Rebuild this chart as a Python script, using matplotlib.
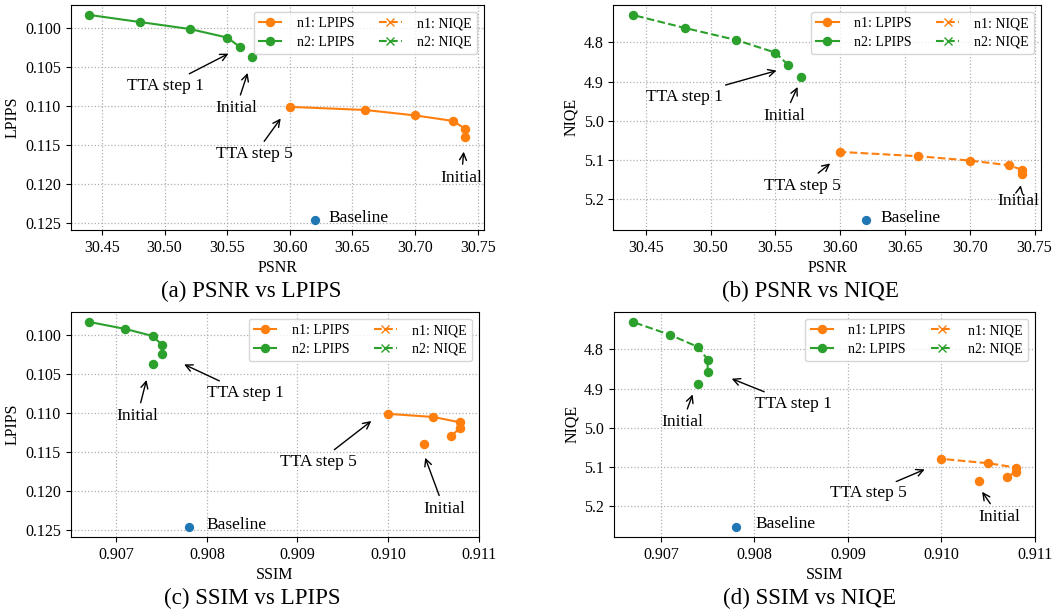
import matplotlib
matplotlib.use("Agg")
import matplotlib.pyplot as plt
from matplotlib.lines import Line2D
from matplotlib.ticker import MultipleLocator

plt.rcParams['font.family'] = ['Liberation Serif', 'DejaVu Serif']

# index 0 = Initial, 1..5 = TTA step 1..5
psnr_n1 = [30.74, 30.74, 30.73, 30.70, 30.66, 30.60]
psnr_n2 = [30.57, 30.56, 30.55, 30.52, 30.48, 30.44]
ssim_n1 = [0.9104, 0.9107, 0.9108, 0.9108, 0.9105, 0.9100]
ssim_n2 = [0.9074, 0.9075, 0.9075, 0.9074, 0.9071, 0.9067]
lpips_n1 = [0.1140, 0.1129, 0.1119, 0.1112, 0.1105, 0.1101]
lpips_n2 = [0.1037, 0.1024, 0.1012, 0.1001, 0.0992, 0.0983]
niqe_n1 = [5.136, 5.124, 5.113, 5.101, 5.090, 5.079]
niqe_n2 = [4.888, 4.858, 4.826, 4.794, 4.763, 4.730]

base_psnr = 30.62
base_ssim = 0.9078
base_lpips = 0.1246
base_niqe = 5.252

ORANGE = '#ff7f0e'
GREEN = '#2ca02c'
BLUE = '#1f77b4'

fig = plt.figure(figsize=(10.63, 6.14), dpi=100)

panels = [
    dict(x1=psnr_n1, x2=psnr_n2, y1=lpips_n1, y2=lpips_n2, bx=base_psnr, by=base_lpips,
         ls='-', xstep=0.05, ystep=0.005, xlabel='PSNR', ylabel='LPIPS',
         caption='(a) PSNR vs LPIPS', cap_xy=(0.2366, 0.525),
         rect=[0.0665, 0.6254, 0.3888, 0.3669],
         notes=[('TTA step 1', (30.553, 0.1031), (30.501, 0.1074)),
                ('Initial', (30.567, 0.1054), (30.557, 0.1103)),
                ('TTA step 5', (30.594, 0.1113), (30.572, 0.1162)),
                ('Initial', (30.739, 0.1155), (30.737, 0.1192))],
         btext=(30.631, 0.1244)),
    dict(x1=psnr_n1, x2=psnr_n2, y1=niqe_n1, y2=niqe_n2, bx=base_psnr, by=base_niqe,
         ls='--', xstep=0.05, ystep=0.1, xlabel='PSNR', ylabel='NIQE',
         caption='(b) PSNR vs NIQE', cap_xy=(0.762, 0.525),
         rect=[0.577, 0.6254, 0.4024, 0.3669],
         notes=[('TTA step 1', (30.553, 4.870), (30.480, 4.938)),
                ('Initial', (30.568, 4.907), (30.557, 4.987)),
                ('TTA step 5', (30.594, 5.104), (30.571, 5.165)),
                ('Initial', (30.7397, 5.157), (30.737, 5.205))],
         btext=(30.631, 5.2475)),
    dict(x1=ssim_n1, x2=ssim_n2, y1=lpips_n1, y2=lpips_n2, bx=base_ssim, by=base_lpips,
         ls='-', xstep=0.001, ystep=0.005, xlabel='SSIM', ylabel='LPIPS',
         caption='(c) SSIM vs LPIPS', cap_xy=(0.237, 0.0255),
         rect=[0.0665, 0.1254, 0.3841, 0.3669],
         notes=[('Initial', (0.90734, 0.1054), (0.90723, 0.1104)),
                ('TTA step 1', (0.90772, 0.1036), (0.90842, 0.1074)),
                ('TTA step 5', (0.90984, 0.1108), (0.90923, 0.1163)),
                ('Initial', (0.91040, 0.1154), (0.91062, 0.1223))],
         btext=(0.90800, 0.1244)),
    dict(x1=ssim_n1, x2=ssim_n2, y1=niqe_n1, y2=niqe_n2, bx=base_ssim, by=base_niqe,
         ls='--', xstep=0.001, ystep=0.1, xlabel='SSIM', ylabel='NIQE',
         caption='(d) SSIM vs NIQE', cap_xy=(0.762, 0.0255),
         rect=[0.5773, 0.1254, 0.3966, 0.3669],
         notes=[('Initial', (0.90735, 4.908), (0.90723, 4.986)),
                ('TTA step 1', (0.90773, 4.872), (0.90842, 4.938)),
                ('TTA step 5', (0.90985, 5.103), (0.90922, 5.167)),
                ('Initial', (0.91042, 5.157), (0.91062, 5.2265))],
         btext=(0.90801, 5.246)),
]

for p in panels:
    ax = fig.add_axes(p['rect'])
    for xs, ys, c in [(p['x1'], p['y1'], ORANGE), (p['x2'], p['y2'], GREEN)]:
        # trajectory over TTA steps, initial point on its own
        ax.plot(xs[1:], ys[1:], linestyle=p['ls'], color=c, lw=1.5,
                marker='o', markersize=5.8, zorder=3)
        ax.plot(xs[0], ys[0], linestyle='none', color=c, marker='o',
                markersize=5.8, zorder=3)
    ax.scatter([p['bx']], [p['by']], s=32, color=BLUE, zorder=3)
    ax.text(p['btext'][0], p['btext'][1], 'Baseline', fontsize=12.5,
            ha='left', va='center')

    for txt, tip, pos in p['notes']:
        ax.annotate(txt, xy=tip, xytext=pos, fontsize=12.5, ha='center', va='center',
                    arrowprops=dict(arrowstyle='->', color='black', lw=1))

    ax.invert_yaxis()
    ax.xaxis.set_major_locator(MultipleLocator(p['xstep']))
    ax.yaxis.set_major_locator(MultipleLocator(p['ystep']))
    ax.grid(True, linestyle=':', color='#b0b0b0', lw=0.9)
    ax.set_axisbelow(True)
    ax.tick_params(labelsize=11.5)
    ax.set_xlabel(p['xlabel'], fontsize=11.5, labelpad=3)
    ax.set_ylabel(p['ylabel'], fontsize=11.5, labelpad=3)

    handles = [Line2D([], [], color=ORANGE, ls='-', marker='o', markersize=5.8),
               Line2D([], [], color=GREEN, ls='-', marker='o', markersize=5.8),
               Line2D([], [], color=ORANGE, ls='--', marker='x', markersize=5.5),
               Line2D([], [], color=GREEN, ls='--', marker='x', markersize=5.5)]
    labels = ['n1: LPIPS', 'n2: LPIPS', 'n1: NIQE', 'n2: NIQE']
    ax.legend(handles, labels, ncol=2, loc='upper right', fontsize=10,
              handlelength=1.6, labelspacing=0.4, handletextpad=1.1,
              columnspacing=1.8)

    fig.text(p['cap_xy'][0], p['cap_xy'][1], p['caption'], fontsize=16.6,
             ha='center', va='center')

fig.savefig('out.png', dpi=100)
━━━━━━━━
What the task asks: The lines from the start of the data through the line that contains "fig = plt.figure(figsize=(10.63, 6.14), dpi=100)" are to be returned exactly, please, with both ends included and every picture left out.

Expected answer:
Rebuild this chart as a Python script, using matplotlib.
import matplotlib
matplotlib.use("Agg")
import matplotlib.pyplot as plt
from matplotlib.lines import Line2D
from matplotlib.ticker import MultipleLocator

plt.rcParams['font.family'] = ['Liberation Serif', 'DejaVu Serif']

# index 0 = Initial, 1..5 = TTA step 1..5
psnr_n1 = [30.74, 30.74, 30.73, 30.70, 30.66, 30.60]
psnr_n2 = [30.57, 30.56, 30.55, 30.52, 30.48, 30.44]
ssim_n1 = [0.9104, 0.9107, 0.9108, 0.9108, 0.9105, 0.9100]
ssim_n2 = [0.9074, 0.9075, 0.9075, 0.9074, 0.9071, 0.9067]
lpips_n1 = [0.1140, 0.1129, 0.1119, 0.1112, 0.1105, 0.1101]
lpips_n2 = [0.1037, 0.1024, 0.1012, 0.1001, 0.0992, 0.0983]
niqe_n1 = [5.136, 5.124, 5.113, 5.101, 5.090, 5.079]
niqe_n2 = [4.888, 4.858, 4.826, 4.794, 4.763, 4.730]

base_psnr = 30.62
base_ssim = 0.9078
base_lpips = 0.1246
base_niqe = 5.252

ORANGE = '#ff7f0e'
GREEN = '#2ca02c'
BLUE = '#1f77b4'

fig = plt.figure(figsize=(10.63, 6.14), dpi=100)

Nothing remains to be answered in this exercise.